Our career level framework is meant to help you understand the expectations of your role and provide a common vocabulary for you and your manager to discuss and plan your career development on the CS team (in addition to where you might want to take your career in the future as outlined in our career roadmap practice). Having shared and visible expectations (as well as a common vocabulary) gives us an accountability framework to reduce bias in promotions/hiring and ensures that we are equitably recognizing everyone for their impact.
There are currently five levels for support at Sourcegraph. A level is composed of four categories, each with a summary statement and several example behaviors. These categories are:
Impact
Scope
Execution
Teamwork
It’s important to understand that what is listed in the level descriptions are example behaviors, and not checkboxes for promotion. Doing everything listed there is neither necessary nor sufficient for a promotion. The expectation is that you demonstrate a level of impact consistently over a span of months within each of the category descriptions for your level. The magnitude of your impact is ultimately the measure of your career growth.
In most cases, a level builds on the expectations from the preceding levels: someone at level 2 must also meet the level 1 expectations. In addition to what is listed there, we expect technical advisors at all levels to exhibit our Sourcegraph company values.
Rather than precede each bullet point with “consistently,” we leave it as implicit and we define this as X happening consistently over a period of at least ~6 months. It’s great to do something once, but the real measure of impact is if you are able to do that again and again over a substantial enough period of time.
The level descriptions state the minimum expectations after you have completed your onboarding. For example, if you were hired at a level 2, we would expect that you are having the impact outlined for both levels 1 and 2 once your onboarding is complete. This also means that before being promoted to level 3, for example, you would be expected to be already doing what is listed in level 3 before a promotion is possible.
We expect you to understand where you are at in the framework and always have something clearly defined that is pushing you to outgrow yourself to reach the next level. The process and timeline will vary person to person and should be captured in your career roadmap.

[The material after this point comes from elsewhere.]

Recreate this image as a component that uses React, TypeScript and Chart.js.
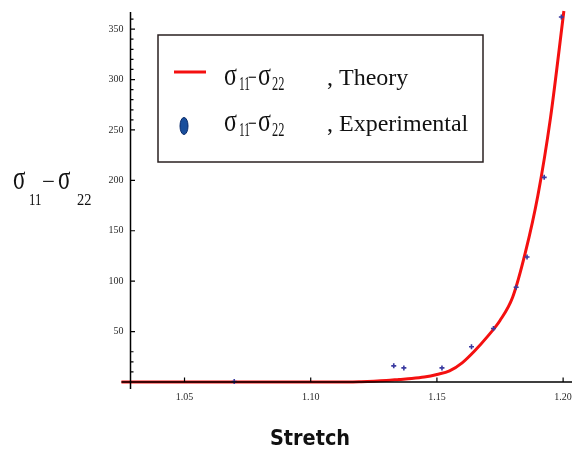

We want to support the career progression of individuals based on their individual career goals and aspirations. For those that desire to move from an individual contributor (IC) role to a management role, the TA Manager Interview Process for Internal TA Candidates outlines how teammates would go about assessing their readiness for and applying for new TA Manager roles that open up. The goal of this process is provide clear visibility into what expectations should be for career advancement into management within the TA team.